もしも、このような流れを無視する生活を送り続けたとしたら、それは身体を傷つけることに繋がり、このときの受けたダメージは秋に入ったときにじわじわと体調に現れ、冬に悪化するだろうと言っている。
これは、中国最古の医学書と言われる読み物なので、当時のあれやこれやを、現代にそのまま当てはめることは困難なのだけれど、
暑さで体力を消耗する夏を乗り切るためには、しっかりと睡眠を取ることや日差しを浴びることが大切だということは、現代の私たちにも通じるように思う。
今年も厳しい暑さの夏になりそうだと耳にし始めたけれど、そうなると、1日の大半を冷房が効いた部屋で過ごす方も多く、このような環境で過ごさなくてはいけない私たちの身体は、汗をかくタイミングを失ってしまいがちとなる。
このような生活が続けば、『黄帝内経(こうていだいけい)』で言われているように、熱や湿気を体内に溜め込み、秋冬の不調のもとを育てることにもなりかねないため、夏こそ湯船に浸かって汗をかくことを習慣化すると、身体の機能をフリーズさせずにすむようだ。
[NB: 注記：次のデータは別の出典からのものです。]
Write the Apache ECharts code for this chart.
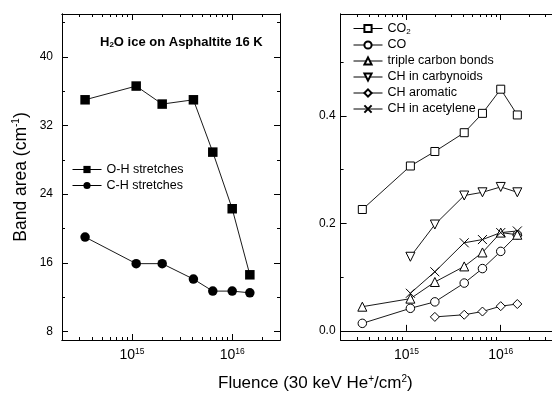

運動することが習慣化している方は問題ないけれど、そうではないと言う方は、毎日湯船で汗をかいて、お風呂あがりにはしっかりと水分を補給することを最低限の約束事にしても良いのではないだろうかと思う。
まずは1分。
湯船の中では何も考えずにリラックスして、身体をゆるゆるに解しながら汗をかいてみてはいかがでしょうか。
この時季の1分は想像以上に長いので、きっと、いい汗をかけるはず。
今年の後半を健やかに過ごすためのキッカケにしていただけましたら幸いです。